[START Recorded data]

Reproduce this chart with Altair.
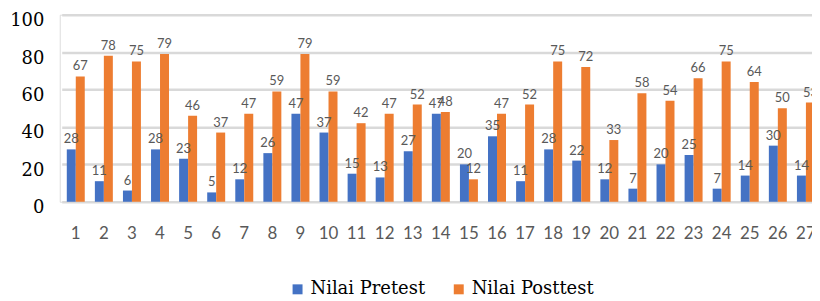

[END Recorded data]
[START Recorded data]

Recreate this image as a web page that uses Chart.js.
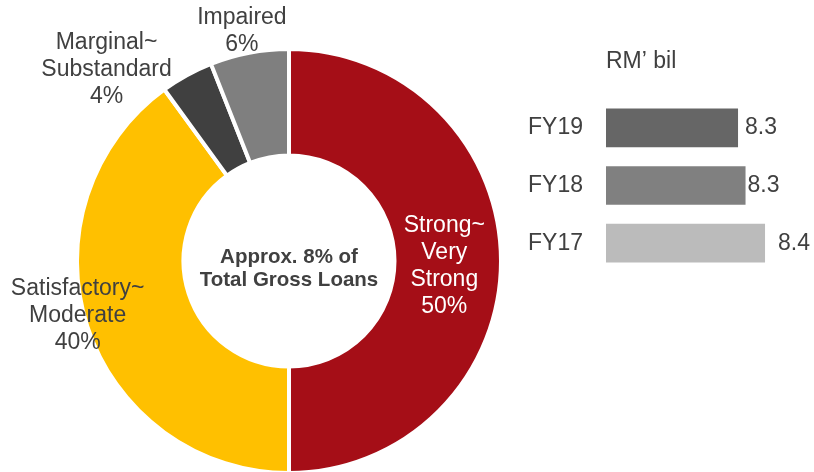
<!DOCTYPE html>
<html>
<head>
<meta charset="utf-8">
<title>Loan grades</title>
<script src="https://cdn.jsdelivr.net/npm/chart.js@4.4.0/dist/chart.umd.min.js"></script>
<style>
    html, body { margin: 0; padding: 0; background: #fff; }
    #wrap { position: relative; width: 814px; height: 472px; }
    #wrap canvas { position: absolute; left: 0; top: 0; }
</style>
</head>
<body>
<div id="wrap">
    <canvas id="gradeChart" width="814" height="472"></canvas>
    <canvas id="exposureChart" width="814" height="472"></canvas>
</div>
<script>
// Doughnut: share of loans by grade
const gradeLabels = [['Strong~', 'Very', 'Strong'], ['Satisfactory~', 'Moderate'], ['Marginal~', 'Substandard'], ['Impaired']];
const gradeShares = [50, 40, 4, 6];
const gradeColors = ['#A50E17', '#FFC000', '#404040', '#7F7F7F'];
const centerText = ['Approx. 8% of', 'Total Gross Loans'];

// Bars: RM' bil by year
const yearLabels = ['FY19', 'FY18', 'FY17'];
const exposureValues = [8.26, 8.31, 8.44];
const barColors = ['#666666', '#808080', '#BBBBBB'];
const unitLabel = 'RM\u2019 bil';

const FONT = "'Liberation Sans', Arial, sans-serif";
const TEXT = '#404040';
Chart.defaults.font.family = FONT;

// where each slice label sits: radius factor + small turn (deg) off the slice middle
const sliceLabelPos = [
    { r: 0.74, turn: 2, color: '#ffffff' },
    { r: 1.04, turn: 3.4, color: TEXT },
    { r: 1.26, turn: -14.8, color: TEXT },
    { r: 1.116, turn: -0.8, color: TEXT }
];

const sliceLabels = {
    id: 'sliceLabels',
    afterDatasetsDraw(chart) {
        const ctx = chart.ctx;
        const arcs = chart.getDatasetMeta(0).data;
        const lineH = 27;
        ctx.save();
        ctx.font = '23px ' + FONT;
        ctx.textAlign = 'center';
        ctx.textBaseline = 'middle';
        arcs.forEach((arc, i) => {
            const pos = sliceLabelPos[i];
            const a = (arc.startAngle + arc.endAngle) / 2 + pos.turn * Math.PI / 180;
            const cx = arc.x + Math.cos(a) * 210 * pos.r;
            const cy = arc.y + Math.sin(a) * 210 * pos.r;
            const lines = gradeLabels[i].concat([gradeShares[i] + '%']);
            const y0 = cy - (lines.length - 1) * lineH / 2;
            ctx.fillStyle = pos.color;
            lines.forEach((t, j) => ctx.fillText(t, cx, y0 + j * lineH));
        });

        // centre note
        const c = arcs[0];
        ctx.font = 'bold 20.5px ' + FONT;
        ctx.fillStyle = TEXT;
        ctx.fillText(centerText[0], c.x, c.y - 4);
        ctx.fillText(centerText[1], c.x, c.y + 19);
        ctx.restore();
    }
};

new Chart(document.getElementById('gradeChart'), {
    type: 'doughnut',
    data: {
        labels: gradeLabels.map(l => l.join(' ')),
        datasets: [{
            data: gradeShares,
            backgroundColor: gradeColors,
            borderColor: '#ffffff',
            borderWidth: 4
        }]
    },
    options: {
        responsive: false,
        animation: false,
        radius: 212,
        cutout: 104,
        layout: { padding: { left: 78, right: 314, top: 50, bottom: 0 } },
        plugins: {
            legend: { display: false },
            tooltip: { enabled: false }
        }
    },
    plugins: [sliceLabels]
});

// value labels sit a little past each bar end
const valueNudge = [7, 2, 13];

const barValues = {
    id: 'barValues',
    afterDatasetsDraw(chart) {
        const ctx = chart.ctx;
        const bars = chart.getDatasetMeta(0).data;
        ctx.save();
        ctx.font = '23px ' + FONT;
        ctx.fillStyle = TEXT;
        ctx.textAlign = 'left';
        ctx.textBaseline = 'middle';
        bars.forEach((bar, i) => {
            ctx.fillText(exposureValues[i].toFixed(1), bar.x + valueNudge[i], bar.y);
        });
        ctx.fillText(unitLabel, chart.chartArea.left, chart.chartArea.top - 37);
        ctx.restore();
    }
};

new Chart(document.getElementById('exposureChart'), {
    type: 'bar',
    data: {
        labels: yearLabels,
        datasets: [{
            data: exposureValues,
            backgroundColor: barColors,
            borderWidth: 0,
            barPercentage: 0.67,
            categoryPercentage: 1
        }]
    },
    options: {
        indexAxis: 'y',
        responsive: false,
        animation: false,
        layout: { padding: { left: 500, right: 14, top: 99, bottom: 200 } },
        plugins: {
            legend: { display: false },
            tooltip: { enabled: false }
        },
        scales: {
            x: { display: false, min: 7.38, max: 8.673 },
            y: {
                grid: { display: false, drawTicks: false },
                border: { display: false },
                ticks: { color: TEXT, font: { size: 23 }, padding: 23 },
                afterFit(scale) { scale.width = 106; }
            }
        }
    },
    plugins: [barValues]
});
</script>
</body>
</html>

[END Recorded data]

Look above for the line with "Recreate this image" and copy exactly from it through the line with "const unitLabel = 'RM\u2019 bil';", both included. Omit the pictures.

Recreate this image as a web page that uses Chart.js.
<!DOCTYPE html>
<html>
<head>
<meta charset="utf-8">
<title>Loan grades</title>
<script src="https://cdn.jsdelivr.net/npm/chart.js@4.4.0/dist/chart.umd.min.js"></script>
<style>
    html, body { margin: 0; padding: 0; background: #fff; }
    #wrap { position: relative; width: 814px; height: 472px; }
    #wrap canvas { position: absolute; left: 0; top: 0; }
</style>
</head>
<body>
<div id="wrap">
    <canvas id="gradeChart" width="814" height="472"></canvas>
    <canvas id="exposureChart" width="814" height="472"></canvas>
</div>
<script>
// Doughnut: share of loans by grade
const gradeLabels = [['Strong~', 'Very', 'Strong'], ['Satisfactory~', 'Moderate'], ['Marginal~', 'Substandard'], ['Impaired']];
const gradeShares = [50, 40, 4, 6];
const gradeColors = ['#A50E17', '#FFC000', '#404040', '#7F7F7F'];
const centerText = ['Approx. 8% of', 'Total Gross Loans'];

// Bars: RM' bil by year
const yearLabels = ['FY19', 'FY18', 'FY17'];
const exposureValues = [8.26, 8.31, 8.44];
const barColors = ['#666666', '#808080', '#BBBBBB'];
const unitLabel = 'RM\u2019 bil';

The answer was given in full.